§ Collected material:
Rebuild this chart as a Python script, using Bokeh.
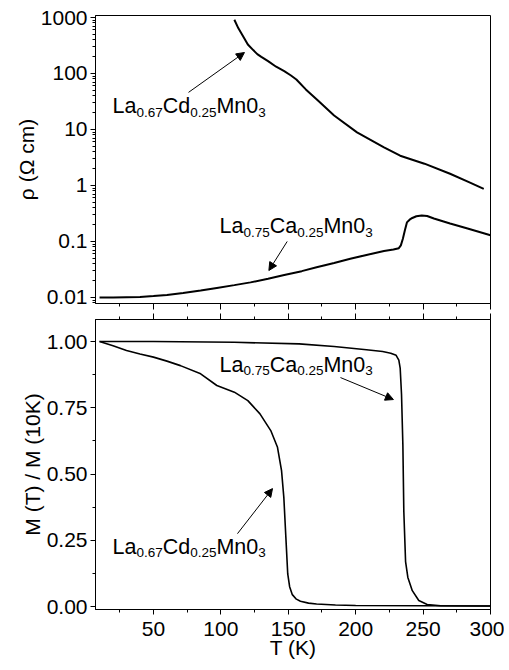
from bokeh.plotting import figure
from bokeh.layouts import column
from bokeh.models import (Range1d, FixedTicker, SingleIntervalTicker, LinearAxis,
                          CustomJSTickFormatter, PrintfTickFormatter, Label, Arrow, NormalHead)
from bokeh.embed import file_html
from bokeh.resources import INLINE

# ---------------- data ----------------
# resistivity, La0.67Cd0.25MnO3
T_rho_cd = [110, 113, 117, 120, 124, 127, 130, 135, 141, 147, 152, 156, 163, 172, 184, 201, 221, 233, 251, 270, 284, 295]
rho_cd = [912, 640, 440, 330, 262, 222, 198, 166, 132, 110, 92, 78, 52, 33, 17.8, 8.9, 4.8, 3.4, 2.45, 1.62, 1.15, 0.87]

# resistivity, La0.75Ca0.25MnO3
T_rho_ca = [10, 20, 30, 40, 50, 60, 72, 85, 97, 110, 122, 135, 147, 160, 171, 184, 196, 208, 221, 228,
            232, 233.5, 235, 236.5, 238, 240, 242, 245, 249, 253, 258, 270, 283, 300]
rho_ca = [0.0100, 0.0100, 0.0101, 0.0102, 0.0106, 0.0111, 0.0120, 0.0133, 0.0148, 0.0166, 0.0186, 0.0216,
          0.0251, 0.0295, 0.0347, 0.0412, 0.0490, 0.0575, 0.0676, 0.0716, 0.0759, 0.0851, 0.112, 0.158,
          0.219, 0.245, 0.263, 0.282, 0.292, 0.285, 0.257, 0.209, 0.170, 0.129]

# normalised magnetisation, La0.75Ca0.25MnO3
T_m_ca = [10, 50, 110, 158, 184, 208, 220, 226, 230, 232, 233, 234, 235, 235.7, 237, 238.7, 242, 246.8, 253, 263, 300]
m_ca = [1.0, 1.0, 0.997, 0.991, 0.981, 0.969, 0.962, 0.956, 0.948, 0.93, 0.90, 0.80, 0.61, 0.36, 0.17,
        0.11, 0.06, 0.023, 0.008, 0.003, 0.002]

# normalised magnetisation, La0.67Cd0.25MnO3
T_m_cd = [10, 20, 30, 40, 50, 60, 70, 85, 97, 110, 120, 129, 137, 142, 145, 146.7, 148.2, 149.6, 151, 153,
          156, 159, 165, 171, 185, 200, 250, 300]
m_cd = [1.0, 0.984, 0.966, 0.953, 0.941, 0.926, 0.909, 0.878, 0.834, 0.809, 0.777, 0.727, 0.664, 0.601,
        0.513, 0.412, 0.262, 0.123, 0.075, 0.045, 0.028, 0.02, 0.013, 0.01, 0.006, 0.004, 0.003, 0.002]

rho_ticks = [0.01, 0.1, 1, 10, 100, 1000]
rho_minor = [k * 10.0 ** e for e in range(-3, 4) for k in range(2, 10)]

# formula pieces: (text, is_subscript)
formula_cd = [("La", False), ("0.67", True), ("Cd", False), ("0.25", True), ("Mn0", False), ("3", True)]
formula_ca = [("La", False), ("0.75", True), ("Ca", False), ("0.25", True), ("Mn0", False), ("3", True)]

FONT = "Liberation Sans"
MAIN = 21.5
SUB = 13.5
# Arial/Liberation advance widths (em)
ADV = {"L": 0.556, "a": 0.556, "C": 0.722, "d": 0.556, "M": 0.833, "n": 0.556,
       "0": 0.556, "1": 0.556, "2": 0.556, "3": 0.556, "5": 0.556, "6": 0.556, "7": 0.556, ".": 0.278}

BLANK = CustomJSTickFormatter(code="return '';")


def style_axis(ax, labels=True, fs="21px"):
    ax.axis_line_color = "black"
    ax.major_tick_line_color = "black"
    ax.minor_tick_line_color = "black"
    ax.major_tick_in = 0
    ax.minor_tick_in = 0
    ax.major_tick_out = 6
    ax.minor_tick_out = 3
    ax.major_label_text_font = FONT
    ax.major_label_text_color = "black"
    ax.axis_label_text_font = FONT
    ax.axis_label_text_font_style = "normal"
    ax.axis_label_text_font_size = "21px"
    ax.axis_label_text_color = "black"
    ax.major_label_text_font_size = fs
    if labels:
        ax.major_label_standoff = 3
    else:
        ax.formatter = BLANK
        ax.major_label_standoff = 0


def add_formula(p, x, y, pieces):
    off = 0.0
    for txt, sub in pieces:
        fs = SUB if sub else MAIN
        p.add_layout(Label(x=x, y=y, text=txt, x_offset=off, y_offset=3 if sub else 9,
                           text_font=FONT, text_font_size=f"{fs}px", text_color="black",
                           text_baseline="alphabetic", text_align="left"))
        off += sum(ADV.get(c, 0.556) for c in txt) * fs


def add_arrow(p, x0, y0, x1, y1):
    p.add_layout(Arrow(end=NormalHead(size=8, fill_color="black", line_color="black", line_width=1),
                       x_start=x0, y_start=y0, x_end=x1, y_end=y1,
                       line_color="black", line_width=1))


# ---------------- top panel ----------------
p1 = figure(y_axis_type="log", x_range=Range1d(7, 300), y_range=Range1d(0.0078, 1086),
            frame_width=395, frame_height=288, min_border_left=95, min_border_right=14,
            min_border_top=15, min_border_bottom=8,
            output_backend="svg", toolbar_location=None)
p1.outline_line_color = "black"
p1.outline_line_alpha = 1
p1.xgrid.visible = False
p1.ygrid.visible = False
p1.background_fill_color = "white"
p1.border_fill_color = "white"

p1.line(T_rho_cd, rho_cd, line_color="black", line_width=2)
p1.line(T_rho_ca, rho_ca, line_color="black", line_width=2)

p1.yaxis.ticker = FixedTicker(ticks=rho_ticks, minor_ticks=rho_minor)
p1.yaxis.formatter = CustomJSTickFormatter(code="return String(Number(tick.toPrecision(3)));")
p1.yaxis.axis_label = "ρ (Ω cm)"
style_axis(p1.yaxis[0], True, "21px")
p1.yaxis.major_tick_out = 5
p1.yaxis.axis_label_standoff = 0

p1.xaxis.ticker = SingleIntervalTicker(interval=50, num_minor_ticks=2)
style_axis(p1.xaxis[0], False)

add_formula(p1, 19.6, 17.8, formula_cd)
add_arrow(p1, 76, 46, 117.5, 237)
add_formula(p1, 99, 0.128, formula_ca)
add_arrow(p1, 149.2, 0.1, 135.6, 0.0303)

# ---------------- bottom panel ----------------
p2 = figure(x_range=p1.x_range, y_range=Range1d(-0.011, 1.083),
            frame_width=395, frame_height=290, min_border_left=95, min_border_right=14,
            min_border_top=8, min_border_bottom=2,
            output_backend="svg", toolbar_location=None)
p2.outline_line_color = "black"
p2.xgrid.visible = False
p2.ygrid.visible = False
p2.background_fill_color = "white"
p2.border_fill_color = "white"

p2.line(T_m_ca, m_ca, line_color="black", line_width=1.6)
p2.line(T_m_cd, m_cd, line_color="black", line_width=1.6)

p2.yaxis.ticker = SingleIntervalTicker(interval=0.25, num_minor_ticks=2)
p2.yaxis.formatter = PrintfTickFormatter(format="%.2f")
p2.yaxis.axis_label = "M (T) / M (10K)"
style_axis(p2.yaxis[0], True, "21px")
p2.yaxis.major_tick_out = 5
p2.yaxis.axis_label_standoff = 0

p2.xaxis.ticker = SingleIntervalTicker(interval=50, num_minor_ticks=2)
p2.xaxis.axis_label = "T (K)"
style_axis(p2.xaxis[0], True, "21px")
p2.xaxis.major_tick_out = 5
p2.xaxis.major_label_standoff = 7
p2.xaxis.axis_label_standoff = -3

top_ax = LinearAxis(ticker=SingleIntervalTicker(interval=50, num_minor_ticks=2))
style_axis(top_ax, False)
p2.add_layout(top_ax, "above")

add_formula(p2, 99, 0.878, formula_ca)
add_arrow(p2, 188.7, 0.864, 228, 0.781)
add_formula(p2, 19.6, 0.192, formula_cd)
add_arrow(p2, 112.3, 0.275, 138.3, 0.445)

layout = column(p1, p2, spacing=0)
open("out.html", "w").write(file_html(layout, INLINE))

§ Work to complete: From the opening line of the listing above through the line bearing "from bokeh.resources import INLINE", repeat each line exactly. Drop every picture.

§ Response:
Rebuild this chart as a Python script, using Bokeh.
from bokeh.plotting import figure
from bokeh.layouts import column
from bokeh.models import (Range1d, FixedTicker, SingleIntervalTicker, LinearAxis,
                          CustomJSTickFormatter, PrintfTickFormatter, Label, Arrow, NormalHead)
from bokeh.embed import file_html
from bokeh.resources import INLINE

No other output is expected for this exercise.